▸ Available data

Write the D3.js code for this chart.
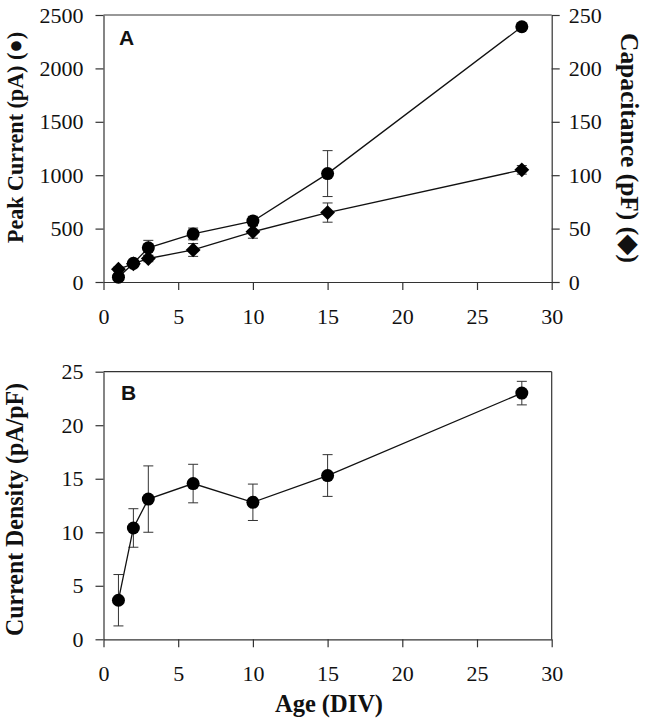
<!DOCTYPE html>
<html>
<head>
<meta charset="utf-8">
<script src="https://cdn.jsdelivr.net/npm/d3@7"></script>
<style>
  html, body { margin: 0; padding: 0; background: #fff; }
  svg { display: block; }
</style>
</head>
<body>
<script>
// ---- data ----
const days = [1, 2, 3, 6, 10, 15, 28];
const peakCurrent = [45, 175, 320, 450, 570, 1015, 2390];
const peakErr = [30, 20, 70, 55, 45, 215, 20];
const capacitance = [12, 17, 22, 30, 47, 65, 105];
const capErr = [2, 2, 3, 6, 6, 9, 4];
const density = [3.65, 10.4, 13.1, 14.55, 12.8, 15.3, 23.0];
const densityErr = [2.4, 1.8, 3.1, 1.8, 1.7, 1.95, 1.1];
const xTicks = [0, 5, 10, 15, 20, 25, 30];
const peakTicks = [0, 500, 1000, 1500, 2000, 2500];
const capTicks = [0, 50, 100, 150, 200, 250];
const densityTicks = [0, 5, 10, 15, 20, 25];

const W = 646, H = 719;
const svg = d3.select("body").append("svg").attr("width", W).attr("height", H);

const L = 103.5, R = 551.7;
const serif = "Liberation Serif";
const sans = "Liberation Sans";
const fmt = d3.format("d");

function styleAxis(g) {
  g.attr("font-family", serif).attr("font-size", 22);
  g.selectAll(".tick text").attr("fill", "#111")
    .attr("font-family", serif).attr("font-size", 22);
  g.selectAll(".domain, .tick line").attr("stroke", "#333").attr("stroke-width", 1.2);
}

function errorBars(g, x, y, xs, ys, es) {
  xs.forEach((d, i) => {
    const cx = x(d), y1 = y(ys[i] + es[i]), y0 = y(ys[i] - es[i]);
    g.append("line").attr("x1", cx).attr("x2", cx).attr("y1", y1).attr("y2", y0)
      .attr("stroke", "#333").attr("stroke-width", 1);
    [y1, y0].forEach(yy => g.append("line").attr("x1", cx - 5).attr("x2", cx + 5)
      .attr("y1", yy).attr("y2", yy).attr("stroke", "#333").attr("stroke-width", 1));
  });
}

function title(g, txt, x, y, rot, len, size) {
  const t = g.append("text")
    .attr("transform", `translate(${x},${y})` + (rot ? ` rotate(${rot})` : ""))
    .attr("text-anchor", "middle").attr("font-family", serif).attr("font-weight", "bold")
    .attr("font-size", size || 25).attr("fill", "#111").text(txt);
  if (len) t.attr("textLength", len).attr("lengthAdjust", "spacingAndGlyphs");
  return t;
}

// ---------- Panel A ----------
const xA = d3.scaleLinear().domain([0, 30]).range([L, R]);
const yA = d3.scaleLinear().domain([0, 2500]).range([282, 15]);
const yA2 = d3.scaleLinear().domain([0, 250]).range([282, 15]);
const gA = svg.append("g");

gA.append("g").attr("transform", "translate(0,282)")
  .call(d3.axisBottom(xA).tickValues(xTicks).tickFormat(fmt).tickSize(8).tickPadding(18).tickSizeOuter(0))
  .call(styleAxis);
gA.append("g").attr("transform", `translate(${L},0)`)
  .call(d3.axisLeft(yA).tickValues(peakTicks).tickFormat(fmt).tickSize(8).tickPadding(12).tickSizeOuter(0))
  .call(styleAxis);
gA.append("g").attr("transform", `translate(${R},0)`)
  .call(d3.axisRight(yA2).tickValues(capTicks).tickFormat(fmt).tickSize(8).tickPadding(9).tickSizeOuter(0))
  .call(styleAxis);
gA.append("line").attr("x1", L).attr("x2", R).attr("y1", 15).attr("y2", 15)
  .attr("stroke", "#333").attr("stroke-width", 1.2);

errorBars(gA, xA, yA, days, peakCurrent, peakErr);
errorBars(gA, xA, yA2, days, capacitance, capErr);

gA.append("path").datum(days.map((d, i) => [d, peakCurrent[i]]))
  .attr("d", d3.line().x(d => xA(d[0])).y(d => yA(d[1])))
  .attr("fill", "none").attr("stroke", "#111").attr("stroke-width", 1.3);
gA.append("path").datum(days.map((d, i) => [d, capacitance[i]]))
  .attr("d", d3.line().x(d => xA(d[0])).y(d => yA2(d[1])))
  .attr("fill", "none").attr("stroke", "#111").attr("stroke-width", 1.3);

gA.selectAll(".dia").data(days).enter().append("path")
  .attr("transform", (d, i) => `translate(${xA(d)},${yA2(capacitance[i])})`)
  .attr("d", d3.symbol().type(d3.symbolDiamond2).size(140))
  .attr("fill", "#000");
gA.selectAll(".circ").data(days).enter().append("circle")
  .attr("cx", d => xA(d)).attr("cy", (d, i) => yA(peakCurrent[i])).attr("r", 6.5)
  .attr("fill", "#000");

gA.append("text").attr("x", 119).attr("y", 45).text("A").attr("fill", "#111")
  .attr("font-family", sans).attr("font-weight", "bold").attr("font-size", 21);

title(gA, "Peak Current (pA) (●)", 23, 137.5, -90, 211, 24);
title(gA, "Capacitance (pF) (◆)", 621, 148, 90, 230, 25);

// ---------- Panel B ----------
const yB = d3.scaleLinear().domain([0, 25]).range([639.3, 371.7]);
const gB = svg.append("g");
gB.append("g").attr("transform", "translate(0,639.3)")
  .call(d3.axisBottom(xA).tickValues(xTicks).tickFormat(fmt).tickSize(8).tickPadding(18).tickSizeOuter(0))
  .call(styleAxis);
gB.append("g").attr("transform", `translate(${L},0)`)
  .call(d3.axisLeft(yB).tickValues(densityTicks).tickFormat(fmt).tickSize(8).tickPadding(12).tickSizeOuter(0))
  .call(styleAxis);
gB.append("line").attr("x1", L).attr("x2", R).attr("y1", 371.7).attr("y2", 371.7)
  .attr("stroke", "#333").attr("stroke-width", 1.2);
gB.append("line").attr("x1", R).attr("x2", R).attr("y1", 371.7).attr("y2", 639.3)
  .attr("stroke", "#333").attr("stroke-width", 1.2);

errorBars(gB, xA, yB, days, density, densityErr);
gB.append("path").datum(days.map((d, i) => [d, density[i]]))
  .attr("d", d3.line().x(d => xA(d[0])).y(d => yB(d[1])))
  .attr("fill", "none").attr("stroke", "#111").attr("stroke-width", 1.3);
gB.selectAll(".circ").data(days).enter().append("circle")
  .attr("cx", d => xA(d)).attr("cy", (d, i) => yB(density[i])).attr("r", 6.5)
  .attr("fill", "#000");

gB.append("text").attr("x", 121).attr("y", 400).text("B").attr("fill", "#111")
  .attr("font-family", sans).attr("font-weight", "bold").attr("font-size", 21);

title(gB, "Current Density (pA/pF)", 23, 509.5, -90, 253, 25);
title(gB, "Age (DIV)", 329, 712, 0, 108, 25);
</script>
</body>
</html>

▸ What is expected
Every line should be retyped exactly, with the pictures omitted.

▸ Full response
Write the D3.js code for this chart.
<!DOCTYPE html>
<html>
<head>
<meta charset="utf-8">
<script src="https://cdn.jsdelivr.net/npm/d3@7"></script>
<style>
  html, body { margin: 0; padding: 0; background: #fff; }
  svg { display: block; }
</style>
</head>
<body>
<script>
// ---- data ----
const days = [1, 2, 3, 6, 10, 15, 28];
const peakCurrent = [45, 175, 320, 450, 570, 1015, 2390];
const peakErr = [30, 20, 70, 55, 45, 215, 20];
const capacitance = [12, 17, 22, 30, 47, 65, 105];
const capErr = [2, 2, 3, 6, 6, 9, 4];
const density = [3.65, 10.4, 13.1, 14.55, 12.8, 15.3, 23.0];
const densityErr = [2.4, 1.8, 3.1, 1.8, 1.7, 1.95, 1.1];
const xTicks = [0, 5, 10, 15, 20, 25, 30];
const peakTicks = [0, 500, 1000, 1500, 2000, 2500];
const capTicks = [0, 50, 100, 150, 200, 250];
const densityTicks = [0, 5, 10, 15, 20, 25];

const W = 646, H = 719;
const svg = d3.select("body").append("svg").attr("width", W).attr("height", H);

const L = 103.5, R = 551.7;
const serif = "Liberation Serif";
const sans = "Liberation Sans";
const fmt = d3.format("d");

function styleAxis(g) {
  g.attr("font-family", serif).attr("font-size", 22);
  g.selectAll(".tick text").attr("fill", "#111")
    .attr("font-family", serif).attr("font-size", 22);
  g.selectAll(".domain, .tick line").attr("stroke", "#333").attr("stroke-width", 1.2);
}

function errorBars(g, x, y, xs, ys, es) {
  xs.forEach((d, i) => {
    const cx = x(d), y1 = y(ys[i] + es[i]), y0 = y(ys[i] - es[i]);
    g.append("line").attr("x1", cx).attr("x2", cx).attr("y1", y1).attr("y2", y0)
      .attr("stroke", "#333").attr("stroke-width", 1);
    [y1, y0].forEach(yy => g.append("line").attr("x1", cx - 5).attr("x2", cx + 5)
      .attr("y1", yy).attr("y2", yy).attr("stroke", "#333").attr("stroke-width", 1));
  });
}

function title(g, txt, x, y, rot, len, size) {
  const t = g.append("text")
    .attr("transform", `translate(${x},${y})` + (rot ? ` rotate(${rot})` : ""))
    .attr("text-anchor", "middle").attr("font-family", serif).attr("font-weight", "bold")
    .attr("font-size", size || 25).attr("fill", "#111").text(txt);
  if (len) t.attr("textLength", len).attr("lengthAdjust", "spacingAndGlyphs");
  return t;
}

// ---------- Panel A ----------
const xA = d3.scaleLinear().domain([0, 30]).range([L, R]);
const yA = d3.scaleLinear().domain([0, 2500]).range([282, 15]);
const yA2 = d3.scaleLinear().domain([0, 250]).range([282, 15]);
const gA = svg.append("g");

gA.append("g").attr("transform", "translate(0,282)")
  .call(d3.axisBottom(xA).tickValues(xTicks).tickFormat(fmt).tickSize(8).tickPadding(18).tickSizeOuter(0))
  .call(styleAxis);
gA.append("g").attr("transform", `translate(${L},0)`)
  .call(d3.axisLeft(yA).tickValues(peakTicks).tickFormat(fmt).tickSize(8).tickPadding(12).tickSizeOuter(0))
  .call(styleAxis);
gA.append("g").attr("transform", `translate(${R},0)`)
  .call(d3.axisRight(yA2).tickValues(capTicks).tickFormat(fmt).tickSize(8).tickPadding(9).tickSizeOuter(0))
  .call(styleAxis);
gA.append("line").attr("x1", L).attr("x2", R).attr("y1", 15).attr("y2", 15)
  .attr("stroke", "#333").attr("stroke-width", 1.2);

errorBars(gA, xA, yA, days, peakCurrent, peakErr);
errorBars(gA, xA, yA2, days, capacitance, capErr);

gA.append("path").datum(days.map((d, i) => [d, peakCurrent[i]]))
  .attr("d", d3.line().x(d => xA(d[0])).y(d => yA(d[1])))
  .attr("fill", "none").attr("stroke", "#111").attr("stroke-width", 1.3);
gA.append("path").datum(days.map((d, i) => [d, capacitance[i]]))
  .attr("d", d3.line().x(d => xA(d[0])).y(d => yA2(d[1])))
  .attr("fill", "none").attr("stroke", "#111").attr("stroke-width", 1.3);

gA.selectAll(".dia").data(days).enter().append("path")
  .attr("transform", (d, i) => `translate(${xA(d)},${yA2(capacitance[i])})`)
  .attr("d", d3.symbol().type(d3.symbolDiamond2).size(140))
  .attr("fill", "#000");
gA.selectAll(".circ").data(days).enter().append("circle")
  .attr("cx", d => xA(d)).attr("cy", (d, i) => yA(peakCurrent[i])).attr("r", 6.5)
  .attr("fill", "#000");

gA.append("text").attr("x", 119).attr("y", 45).text("A").attr("fill", "#111")
  .attr("font-family", sans).attr("font-weight", "bold").attr("font-size", 21);

title(gA, "Peak Current (pA) (●)", 23, 137.5, -90, 211, 24);
title(gA, "Capacitance (pF) (◆)", 621, 148, 90, 230, 25);

// ---------- Panel B ----------
const yB = d3.scaleLinear().domain([0, 25]).range([639.3, 371.7]);
const gB = svg.append("g");
gB.append("g").attr("transform", "translate(0,639.3)")
  .call(d3.axisBottom(xA).tickValues(xTicks).tickFormat(fmt).tickSize(8).tickPadding(18).tickSizeOuter(0))
  .call(styleAxis);
gB.append("g").attr("transform", `translate(${L},0)`)
  .call(d3.axisLeft(yB).tickValues(densityTicks).tickFormat(fmt).tickSize(8).tickPadding(12).tickSizeOuter(0))
  .call(styleAxis);
gB.append("line").attr("x1", L).attr("x2", R).attr("y1", 371.7).attr("y2", 371.7)
  .attr("stroke", "#333").attr("stroke-width", 1.2);
gB.append("line").attr("x1", R).attr("x2", R).attr("y1", 371.7).attr("y2", 639.3)
  .attr("stroke", "#333").attr("stroke-width", 1.2);

errorBars(gB, xA, yB, days, density, densityErr);
gB.append("path").datum(days.map((d, i) => [d, density[i]]))
  .attr("d", d3.line().x(d => xA(d[0])).y(d => yB(d[1])))
  .attr("fill", "none").attr("stroke", "#111").attr("stroke-width", 1.3);
gB.selectAll(".circ").data(days).enter().append("circle")
  .attr("cx", d => xA(d)).attr("cy", (d, i) => yB(density[i])).attr("r", 6.5)
  .attr("fill", "#000");

gB.append("text").attr("x", 121).attr("y", 400).text("B").attr("fill", "#111")
  .attr("font-family", sans).attr("font-weight", "bold").attr("font-size", 21);

title(gB, "Current Density (pA/pF)", 23, 509.5, -90, 253, 25);
title(gB, "Age (DIV)", 329, 712, 0, 108, 25);
</script>
</body>
</html>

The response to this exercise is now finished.